Problem to solve:
Begin with the first line of the material and write out each line exactly, ending with the line that contains "minimum width=297pt, minimum". Pictures are not part of the copy.

Data extract:
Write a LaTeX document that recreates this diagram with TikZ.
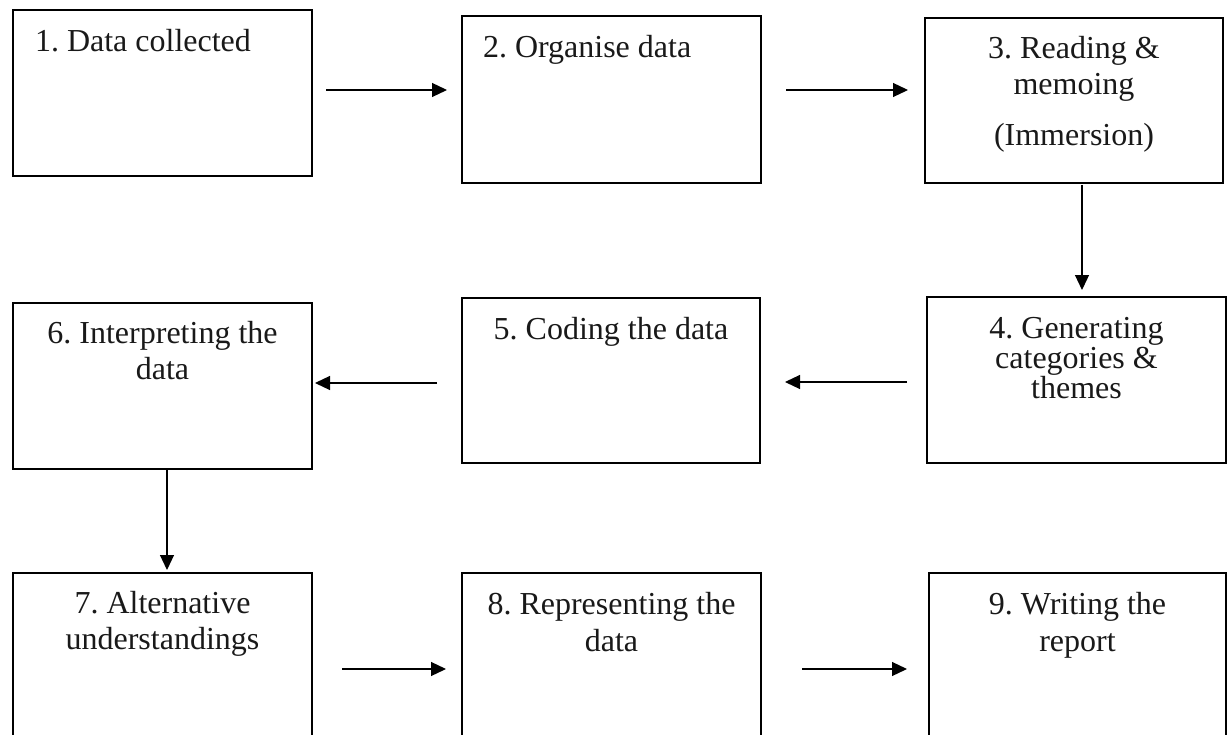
\documentclass[tikz,border=0pt]{standalone}
\usepackage{fontspec}
\setmainfont{Liberation Serif}
\usetikzlibrary{arrows.meta}
\begin{document}
\frenchspacing
\begin{tikzpicture}[x=1pt, y=-1pt,
  stage/.style={draw=black, line width=1.3pt, inner sep=0pt, outer sep=0pt},
  stagetext/.style={inner sep=0pt, outer sep=0pt, anchor=north, align=center,
    font=\fontsize{32}{36.5}\selectfont, text=black!90},
  flow/.style={line width=1.2pt, -{Triangle[length=15pt,width=14pt]}}]
\useasboundingbox (0,0) rectangle (1228,735);
\clip (0,0) rectangle (1228,735);

% stage boxes (bottom row runs past the lower edge)
\node[stage, minimum width=299pt, minimum height=166pt] (b1) at (162.5,93) {};
\node[stage, minimum width=299pt, minimum height=167pt] (b2) at (611.5,99.5) {};
\node[stage, minimum width=298pt, minimum height=165pt] (b3) at (1074,100.5) {};
\node[stage, minimum width=299pt, minimum height=166pt] (b4) at (1076.5,380) {};
\node[stage, minimum width=298pt, minimum height=165pt] (b5) at (611,380.5) {};
\node[stage, minimum width=299pt, minimum height=166pt] (b6) at (162.5,386) {};
\node[stage, minimum width=299pt, minimum height=167pt] (b7) at (162.5,656.5) {};
\node[stage, minimum width=299pt, minimum height=167pt] (b8) at (611.5,656.5) {};
\node[stage, minimum width=297pt, minimum height=167pt] (b9) at (1077.5,656.5) {};

% stage texts
\node[stagetext, anchor=north west, align=left] (t1) at ([xshift=22pt,yshift=-15.5pt]b1.north west) {\strut 1. Data collected};
\node[stagetext, anchor=north west, align=left] (t2) at ([xshift=21pt,yshift=-15.5pt]b2.north west) {\strut 2. Organise data};
\node[stagetext] (t3) at ([yshift=-14.5pt]b3.north) {\strut 3. Reading \&\\ memoing\\[14pt] (Immersion)};
\node[stagetext] (t4) at ([yshift=-15.5pt]b4.north) {\strut 4. Generating\\[-6.5pt] categories \&\\[-6.5pt] themes};
\node[stagetext] (t5) at ([yshift=-15.5pt]b5.north) {\strut 5. Coding the data};
\node[stagetext] (t6) at ([yshift=-14.5pt]b6.north) {\strut 6. Interpreting the\\ data};
\node[stagetext] (t7) at ([yshift=-14.5pt]b7.north) {\strut 7. Alternative\\ understandings};
\node[stagetext] (t8) at ([yshift=-16pt]b8.north) {\strut 8. Representing the\\ data};
\node[stagetext] (t9) at ([yshift=-16pt]b9.north) {\strut 9. Writing the\\ report};

% connectors
\draw[flow, shorten <=14pt, shorten >=15pt] (b1.east |- 0,90) -- (b2.west |- 0,90);
\draw[flow, shorten <=25pt, shorten >=17pt] (b2.east |- 0,90) -- (b3.west |- 0,90);
\draw[flow, shorten <=2pt, shorten >=7pt] (1082,0 |- b3.south) -- (1082,0 |- b4.north);
\draw[flow, shorten <=20pt, shorten >=25pt] (b4.west |- 0,382) -- (b5.east |- 0,382);
\draw[flow, shorten <=25pt, shorten >=3pt] (b5.west |- 0,383) -- (b6.east |- 0,383);
\draw[flow, shorten <=0pt, shorten >=3pt] (167,0 |- b6.south) -- (167,0 |- b7.north);
\draw[flow, shorten <=30pt, shorten >=16pt] (b7.east |- 0,669) -- (b8.west |- 0,669);
\draw[flow, shorten <=41pt, shorten >=22pt] (b8.east |- 0,669) -- (b9.west |- 0,669);
\end{tikzpicture}
\end{document}
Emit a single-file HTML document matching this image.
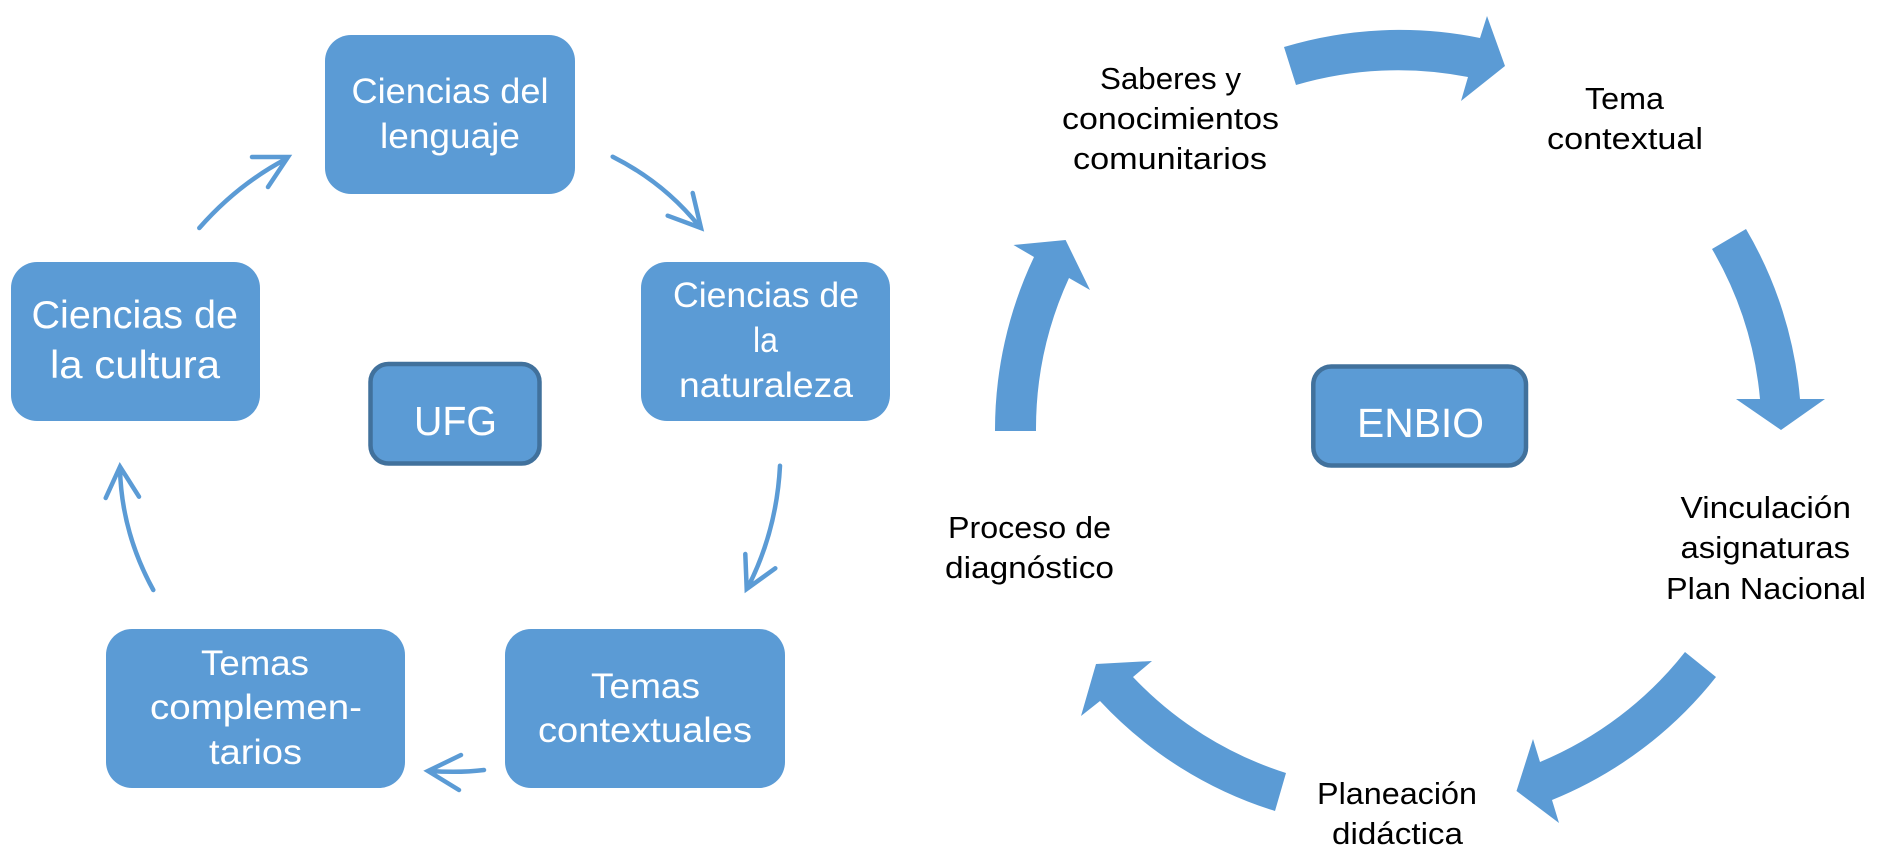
<!DOCTYPE html>
<html lang="es">
<head>
<meta charset="utf-8">
<title>UFG y ENBIO</title>
<style>
html,body{margin:0;padding:0;background:#fff;width:1889px;height:856px;overflow:hidden}
svg{display:block}
text{font-family:"Liberation Sans",sans-serif}
.w{fill:#fff;font-size:35.5px}
.b{fill:#000;font-size:31px}
.thin{fill:none;stroke:#5b9bd5;stroke-width:4.5;stroke-linecap:round;stroke-linejoin:miter}
</style>
</head>
<body>
<svg width="1889" height="856" viewBox="0 0 1889 856" xmlns="http://www.w3.org/2000/svg">
<rect width="1889" height="856" fill="#fff"/>

<!-- left cycle boxes -->
<g fill="#5b9bd5">
<rect x="325" y="35" width="250" height="159" rx="26" ry="26"/>
<rect x="11" y="262" width="249" height="159" rx="26" ry="26"/>
<rect x="641" y="262" width="249" height="159" rx="26" ry="26"/>
<rect x="106" y="629" width="299" height="159" rx="26" ry="26"/>
<rect x="505" y="629" width="280" height="159" rx="26" ry="26"/>
</g>
<rect x="370.5" y="364" width="169" height="99.5" rx="18" ry="18" fill="#5b9bd5" stroke="#41719c" stroke-width="4.5"/>
<rect x="1313.3" y="366.5" width="212.7" height="99" rx="18" ry="18" fill="#5b9bd5" stroke="#41719c" stroke-width="4.5"/>

<!-- left cycle thin arrows -->
<path class="thin" d="M199.300 228Q237.500 184.500 286 159M252 157L288 157L268 187"/>
<path class="thin" d="M612.700 156.700Q664 182.600 699 226M692.700 193L701 228L667.700 215.700"/>
<path class="thin" d="M780 465.700Q776.700 530.700 748 587M745.300 554L746.700 589L775.300 568.300"/>
<path class="thin" d="M484 770Q460 773 430 771M461 755L428 771L459 790"/>
<path class="thin" d="M153.300 590Q121.500 532 120 469M105.700 498L120 466.700L139 496.700"/>

<!-- right cycle thick arrows -->
<g fill="#5b9bd5">
<path d="M1284 47A401 401 0 0 1 1480 38L1487 16L1505 66L1461 101L1468 77A361 361 0 0 0 1296 85Z"/>
<path d="M1746 229A401 401 0 0 1 1800 399L1825 399L1781 430L1736 399L1760 399A361 361 0 0 0 1712 249Z"/>
<path d="M1716 677A401 401 0 0 1 1552 800L1559 823L1516.500 791L1533 739L1540 762A361 361 0 0 0 1685 652Z"/>
<path d="M1275 811A401 401 0 0 1 1100 701L1081 716L1096 664L1152 661L1133 677A361 361 0 0 0 1286 773Z"/>
<path d="M995 431A403 403 0 0 1 1034 257L1013.500 245L1065.600 240L1090 290L1069 278A361 361 0 0 0 1036 431Z"/>
</g>

<!-- white labels -->
<text class="w" x="351.500" y="103" textLength="197" lengthAdjust="spacingAndGlyphs">Ciencias del</text>
<text class="w" x="380" y="148" textLength="140" lengthAdjust="spacingAndGlyphs">lenguaje</text>
<text class="w" style="font-size:39px" x="31.500" y="328" textLength="206.500" lengthAdjust="spacingAndGlyphs">Ciencias de</text>
<text class="w" style="font-size:39px" x="50" y="378" textLength="170" lengthAdjust="spacingAndGlyphs">la cultura</text>
<text class="w" x="673" y="307" textLength="186" lengthAdjust="spacingAndGlyphs">Ciencias de</text>
<text class="w" x="753" y="352" textLength="25" lengthAdjust="spacingAndGlyphs">la</text>
<text class="w" x="679" y="397" textLength="174" lengthAdjust="spacingAndGlyphs">naturaleza</text>
<text class="w" x="201" y="675" textLength="108" lengthAdjust="spacingAndGlyphs">Temas</text>
<text class="w" x="150" y="719" textLength="212" lengthAdjust="spacingAndGlyphs">complemen-</text>
<text class="w" x="209" y="764" textLength="93" lengthAdjust="spacingAndGlyphs">tarios</text>
<text class="w" x="591" y="698" textLength="109" lengthAdjust="spacingAndGlyphs">Temas</text>
<text class="w" x="538" y="742" textLength="214" lengthAdjust="spacingAndGlyphs">contextuales</text>
<text class="w" style="font-size:41px" x="414" y="435" textLength="83" lengthAdjust="spacingAndGlyphs">UFG</text>
<text class="w" style="font-size:41px" x="1357" y="437" textLength="127" lengthAdjust="spacingAndGlyphs">ENBIO</text>

<!-- black labels -->
<text class="b" x="1100" y="89" textLength="141" lengthAdjust="spacingAndGlyphs">Saberes y</text>
<text class="b" x="1062" y="129" textLength="217" lengthAdjust="spacingAndGlyphs">conocimientos</text>
<text class="b" x="1073" y="169" textLength="194" lengthAdjust="spacingAndGlyphs">comunitarios</text>
<text class="b" x="1585" y="109" textLength="79" lengthAdjust="spacingAndGlyphs">Tema</text>
<text class="b" x="1547" y="149" textLength="156" lengthAdjust="spacingAndGlyphs">contextual</text>
<text class="b" x="1680.500" y="518" textLength="170.500" lengthAdjust="spacingAndGlyphs">Vinculación</text>
<text class="b" x="1680.500" y="558" textLength="169.500" lengthAdjust="spacingAndGlyphs">asignaturas</text>
<text class="b" x="1666" y="599" textLength="200" lengthAdjust="spacingAndGlyphs">Plan Nacional</text>
<text class="b" x="1317" y="804" textLength="160" lengthAdjust="spacingAndGlyphs">Planeación</text>
<text class="b" x="1332" y="844" textLength="131" lengthAdjust="spacingAndGlyphs">didáctica</text>
<text class="b" x="948" y="538" textLength="163" lengthAdjust="spacingAndGlyphs">Proceso de</text>
<text class="b" x="945" y="578" textLength="169" lengthAdjust="spacingAndGlyphs">diagnóstico</text>
</svg>
</body>
</html>
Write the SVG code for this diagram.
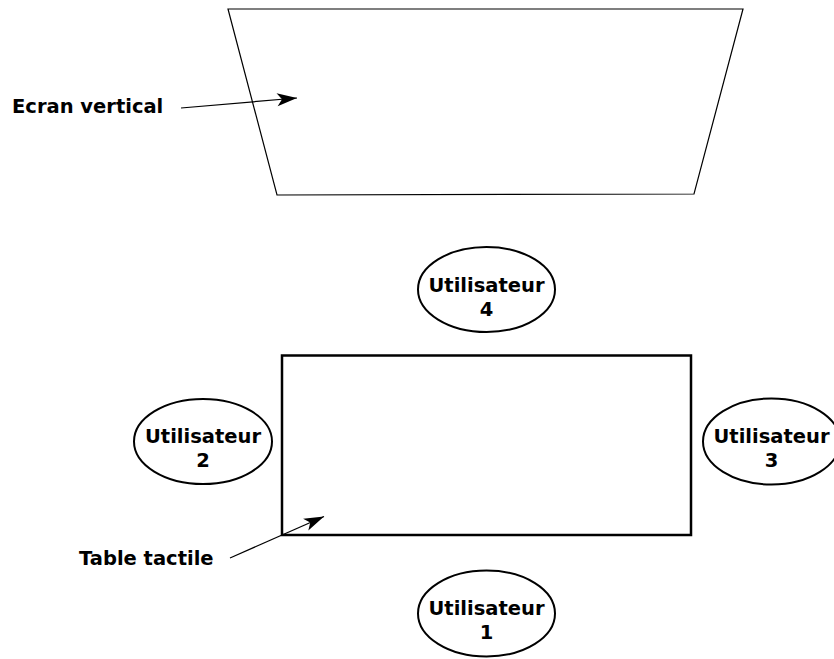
<svg xmlns="http://www.w3.org/2000/svg" width="834" height="659" viewBox="0 0 834 659">
<style>
text{font-family:"DejaVu Sans","Liberation Sans",sans-serif;font-weight:bold;font-size:19.5px;fill:#000}
.u{text-anchor:middle}
.ell{fill:#fff;stroke:#000;stroke-width:2}
.conn{stroke:#000;stroke-width:1.2;fill:none;marker-end:url(#ah)}
</style>
<defs>
<marker id="ah" viewBox="0 0 24 14" refX="22" refY="7" markerWidth="24" markerHeight="14" markerUnits="userSpaceOnUse" orient="auto">
<path d="M22,7 L2,0.5 L7,7 L2,13.5 Z" fill="#000"/>
</marker>
</defs>
<rect width="834" height="659" fill="#fff"/>
<g id="ecran">
<polygon points="228,9 743,9 694,194 277,195" fill="#fff" stroke="#000" stroke-width="1.2"/>
</g>
<g id="table">
<rect x="282" y="355.5" width="409" height="179.5" fill="#fff" stroke="#000" stroke-width="2.5"/>
</g>
<g id="user4">
<ellipse class="ell" cx="486.5" cy="289.5" rx="68.5" ry="42.5"/>
<text class="u" x="486.5" y="292">Utilisateur</text>
<text class="u" x="486.5" y="316">4</text>
</g>
<g id="user2">
<ellipse class="ell" cx="203" cy="441.5" rx="69" ry="42.5"/>
<text class="u" x="203" y="443">Utilisateur</text>
<text class="u" x="203" y="467">2</text>
</g>
<g id="user3">
<ellipse class="ell" cx="771.5" cy="441.5" rx="68.5" ry="43"/>
<text class="u" x="771.5" y="443">Utilisateur</text>
<text class="u" x="771.5" y="467">3</text>
</g>
<g id="user1">
<ellipse class="ell" cx="486.5" cy="613.5" rx="68.5" ry="43"/>
<text class="u" x="486.5" y="615">Utilisateur</text>
<text class="u" x="486.5" y="639">1</text>
</g>
<g id="labels">
<text x="12" y="113">Ecran vertical</text>
<text x="79" y="565">Table tactile</text>
</g>
<g id="connectors">
<line class="conn" x1="181" y1="108" x2="297" y2="98"/>
<line class="conn" x1="230" y1="558" x2="324" y2="516.5"/>
</g>
</svg>
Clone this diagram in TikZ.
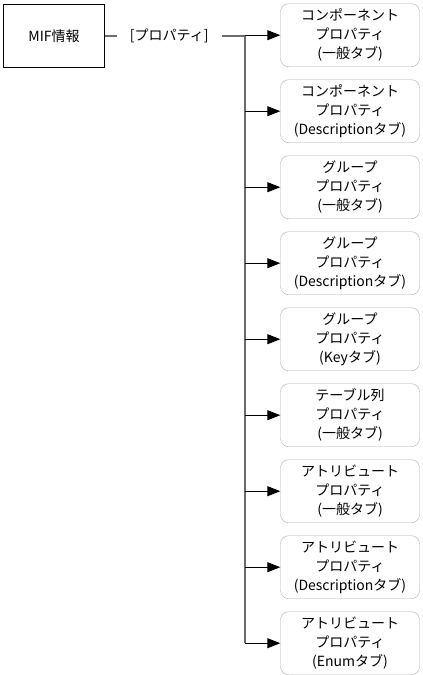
\documentclass[tikz,border=0pt]{standalone}
\usepackage{fontspec}
\setmainfont{Noto Sans CJK JP}
\usetikzlibrary{arrows.meta,positioning}
\tikzset{
  txt/.style={font=\fontsize{14pt}{19pt}\selectfont, align=center, inner sep=0pt},
  srcbox/.style={txt, draw, minimum width=101pt, minimum height=63.5pt},
  lbl/.style={txt, minimum width=105pt},
  propbox/.style={txt, draw=black!32, rounded corners=8pt, minimum width=139pt, minimum height=63pt},
  trunk/.style={draw=black!58, line width=2pt},
  arr/.style={-{Triangle[length=13pt,width=10pt]}, line width=0.9pt}}
\begin{document}
\begin{tikzpicture}[x=1pt, y=-1pt, node distance=12.6pt]
  \useasboundingbox (0,0) rectangle (423,675);
  \node[srcbox] (mif) at (54,35.7) {MIF情報};
  \node[lbl] (prop) at (169.2,35.7) {[プロパティ]};
  % property dialogs
  \node[propbox] (cp1) at (350,35.2) {コンポーネント\\プロパティ\\(一般タブ)};
  \node[propbox, below=of cp1] (cp2) {コンポーネント\\プロパティ\\(Descriptionタブ)};
  \node[propbox, below=of cp2] (gp1) {グループ\\プロパティ\\(一般タブ)};
  \node[propbox, below=of gp1] (gp2) {グループ\\プロパティ\\(Descriptionタブ)};
  \node[propbox, below=of gp2] (gp3) {グループ\\プロパティ\\(Keyタブ)};
  \node[propbox, below=of gp3] (tc1) {テーブル列\\プロパティ\\(一般タブ)};
  \node[propbox, below=of tc1] (ap1) {アトリビュート\\プロパティ\\(一般タブ)};
  \node[propbox, below=of ap1] (ap2) {アトリビュート\\プロパティ\\(Descriptionタブ)};
  \node[propbox, below=of ap2] (ap3) {アトリビュート\\プロパティ\\(Enumタブ)};
  % connectors
  \coordinate (fork) at (244.5,35.7);
  \draw[trunk] (mif.east) -- (prop.west);
  \draw[trunk] (prop.east) -- (fork) -- (fork |- ap3);
  \foreach \p in {cp1,cp2,gp1,gp2,gp3,tc1,ap1,ap2,ap3}
    \draw[arr] (fork |- \p) -- (\p);
\end{tikzpicture}
\end{document}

Answer for the task:
Write a LaTeX document that recreates this diagram with TikZ.
\documentclass[tikz,border=0pt]{standalone}
\usepackage{fontspec}
\setmainfont{Liberation Serif}
\usetikzlibrary{arrows.meta}
\begin{document}
\frenchspacing
\begin{tikzpicture}[x=1pt, y=-1pt,
  stage/.style={draw=black, line width=1.3pt, inner sep=0pt, outer sep=0pt},
  stagetext/.style={inner sep=0pt, outer sep=0pt, anchor=north, align=center,
    font=\fontsize{32}{36.5}\selectfont, text=black!90},
  flow/.style={line width=1.2pt, -{Triangle[length=15pt,width=14pt]}}]
\useasboundingbox (0,0) rectangle (1228,735);
\clip (0,0) rectangle (1228,735);

% stage boxes (bottom row runs past the lower edge)
\node[stage, minimum width=299pt, minimum height=166pt] (b1) at (162.5,93) {};
\node[stage, minimum width=299pt, minimum height=167pt] (b2) at (611.5,99.5) {};
\node[stage, minimum width=298pt, minimum height=165pt] (b3) at (1074,100.5) {};
\node[stage, minimum width=299pt, minimum height=166pt] (b4) at (1076.5,380) {};
\node[stage, minimum width=298pt, minimum height=165pt] (b5) at (611,380.5) {};
\node[stage, minimum width=299pt, minimum height=166pt] (b6) at (162.5,386) {};
\node[stage, minimum width=299pt, minimum height=167pt] (b7) at (162.5,656.5) {};
\node[stage, minimum width=299pt, minimum height=167pt] (b8) at (611.5,656.5) {};
\node[stage, minimum width=297pt, minimum height=167pt] (b9) at (1077.5,656.5) {};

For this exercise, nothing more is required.